In tracing Kroetsch's progress from fable to fabulation certain conflicts appear. They are embodied—and there is some self-mockery here—in the person of Demeter Proudfoot. The observer sitting in his bath is surely derived from the famous example of Diogenes the Cynic, who took up residence in a Tub best to display his contempt for luxury and the sensual world. For Kroetsch's priapic heroes are seen … as essentially absurd questers compelled by the sensual itch yet denied the consummation they so passionately wish. For all the energy and joy of Kroetsch's fictional world, it is realized by a mind which distrusts its own compulsions. As the name Demeter suggests, furthermore, the goddess of fertility and growth becomes, in The Studhorse Man, the cause of … death and, by extension, the reducer of Poseidon's myth to prophylactic technology. It is a "cynical" conclusion. (p. 64)

Peter Thomas, "Priapus in the Danse Macabre," in Canadian Literature, Summer, 1974, pp. 54-64.

Although Robert Kroetsch is primarily a western writer, he is intrigued by the North. It was the setting for his first novel, But We Are Exiles, and … in his fourth book [Gone Indian], he attempts to encounter fully the significance of this half-real, half-hallucinated northern landscape, this unknowable region where the world is reduced to its basic elements and beyond that to a final void. (p. 103)

Gone Indian is the concluding work in Kroetsch's Out West trilogy, which has now moved from the depression thirties (The Words of My Roaring) through the forties (The Studhorse Man) into the seventies. Each of the novels in the trilogy deals with the passing of an era, a moment of crisis which forms one more chapter in the history of the Apocalypse: each examines the particular myths by which its society defines itself, wittily interweaving other mythic structures drawn from the larger western tradition, and—in Gone Indian—blending in Indian myth as well to form a complexly layered whole beneath a deceptively simple surface.
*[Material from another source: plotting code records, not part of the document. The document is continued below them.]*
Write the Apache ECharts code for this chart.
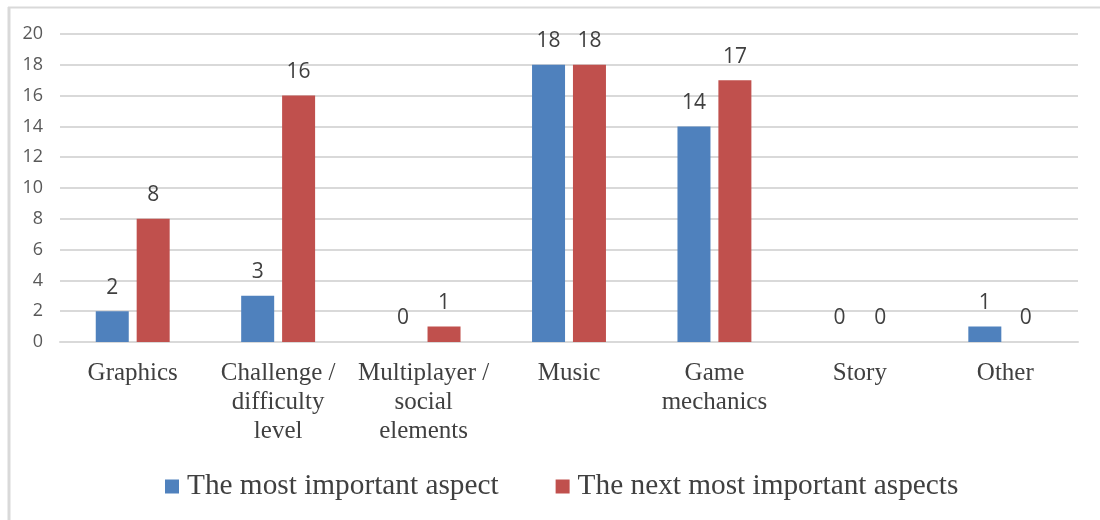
<!DOCTYPE html>
<html>
<head>
<meta charset="utf-8">
<script src="https://cdn.jsdelivr.net/npm/echarts@6/dist/echarts.min.js"></script>
<style>
  html, body { margin: 0; padding: 0; background: #fff; }
  #chart { width: 1100px; height: 520px; }
</style>
</head>
<body>
<div id="chart"></div>
<script>
// Survey answers: which aspects of a game matter most
const categories = [
  'Graphics',
  'Challenge /\ndifficulty\nlevel',
  'Multiplayer /\nsocial\nelements',
  'Music',
  'Game\nmechanics',
  'Story',
  'Other'
];
const mostImportant = [2, 3, 0, 18, 14, 0, 1];
const nextMostImportant = [8, 16, 1, 18, 17, 0, 0];
const seriesNames = ['The most important aspect', 'The next most important aspects'];
const yTicks = { min: 0, max: 20, interval: 2 };

const chart = echarts.init(document.getElementById('chart'), null, { renderer: 'canvas' });

const labelStyle = {
  show: true,
  position: 'top',
  distance: 13,
  fontFamily: 'Open Sans, Noto Sans, sans-serif',
  fontSize: 21,
  color: '#404040'
};

chart.setOption({
  animation: false,
  backgroundColor: '#ffffff',
  graphic: [
    // thin frame along the top and left edges
    { type: 'line', shape: { x1: 8, y1: 7.5, x2: 1100, y2: 7.5 }, style: { stroke: '#d9d9d9', lineWidth: 2 } },
    { type: 'line', shape: { x1: 9, y1: 7, x2: 9, y2: 520 }, style: { stroke: '#d9d9d9', lineWidth: 3 } }
  ],
  grid: { left: 60, right: 22, top: 34, bottom: 178, containLabel: false },
  legend: {
    data: seriesNames,
    bottom: 14,
    left: 160,
    itemWidth: 14,
    itemHeight: 14,
    itemGap: 57,
    icon: 'rect',
    textStyle: {
      fontFamily: 'Liberation Serif, serif',
      fontSize: 29.3,
      color: '#404040',
      padding: [0, 0, 0, 3]
    }
  },
  xAxis: {
    type: 'category',
    data: categories,
    axisLine: { show: true, lineStyle: { color: '#d9d9d9', width: 2 } },
    axisTick: { show: false },
    axisLabel: {
      interval: 0,
      margin: 17,
      fontFamily: 'Liberation Serif, serif',
      fontSize: 25,
      lineHeight: 29,
      color: '#404040'
    }
  },
  yAxis: {
    type: 'value',
    min: yTicks.min,
    max: yTicks.max,
    interval: yTicks.interval,
    axisLine: { show: false },
    axisTick: { show: false },
    splitLine: { lineStyle: { color: '#d9d9d9', width: 2 } },
    axisLabel: {
      margin: 17,
      fontFamily: 'Open Sans, Noto Sans, sans-serif',
      fontSize: 18,
      color: '#595959'
    }
  },
  series: [
    {
      name: seriesNames[0],
      type: 'bar',
      data: mostImportant,
      barWidth: 33,
      barGap: '24%',
      itemStyle: { color: '#4F81BD' },
      label: labelStyle
    },
    {
      name: seriesNames[1],
      type: 'bar',
      data: nextMostImportant,
      barWidth: 33,
      barGap: '24%',
      itemStyle: { color: '#C0504D' },
      label: labelStyle
    }
  ]
});
</script>
</body>
</html>
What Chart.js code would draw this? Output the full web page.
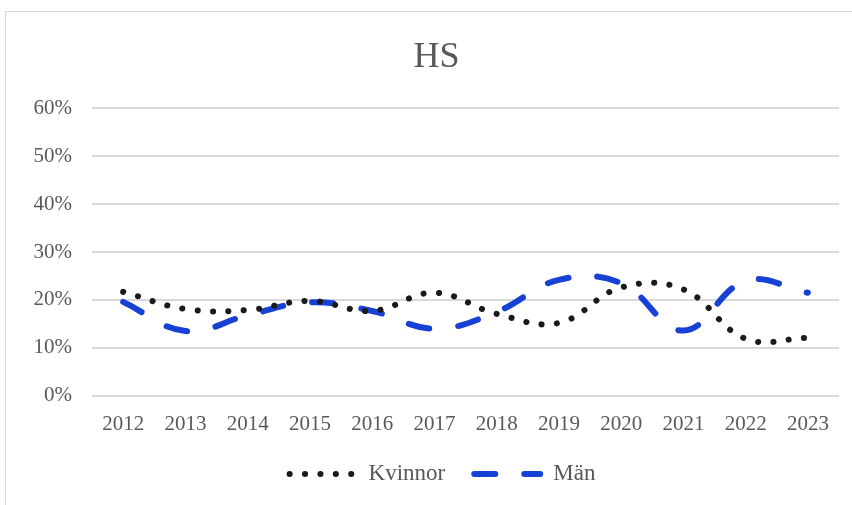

The title changes that this final book of the trilogy went through suggests the several ways the novel works. The original title, Funeral Games (Kroetsch says he abandoned it as "too Graeco-Roman"), invokes Book V of the Aeneid, where the funeral games for Anchises celebrated by Aeneas and his men serve as a kind of societal passage rite marking the death of the old Trojan order and the turning toward the yet to be created Roman world. Within the novel the Notikeewin winter games serve a similar function…. Kroetsch's second working title, Falling, emphasizes the personal aspect of the novel: Jeremy's perception of his life as perpetual falling/failing, and his final realization that falling toward death is an inevitable part of life and that falling is the payment for flying. Finally the title Gone Indian (with the intentional ambiguity of "Gone") catches a number of the dominant themes in the book: the North American fascination with and search for the Edenic, pastoral world; the novel's ironic play with urban man's romanticization of the Indian and the lost culture he represents; and finally its very serious play with the Indian trickster myth. (pp. 103-04)

These various levels of the novel work together to say something about the society that Kroetsch visualizes as coming to an end in the seventies: the competitive, technological, highly rationalistic order….

Gone Indian is a fine book, providing a fascinating conclusion to Kroetsch's vision of the development of the Canadian West as emblematic of twentieth century social change. It is a book which should be read at least twice to penetrate beneath its surface, but that is a compliment to Kroetsch as story teller. (p. 104)

Russell M. Brown, "Freedom to Depart," in Canadian Literature, Summer, 1974, pp. 103-04.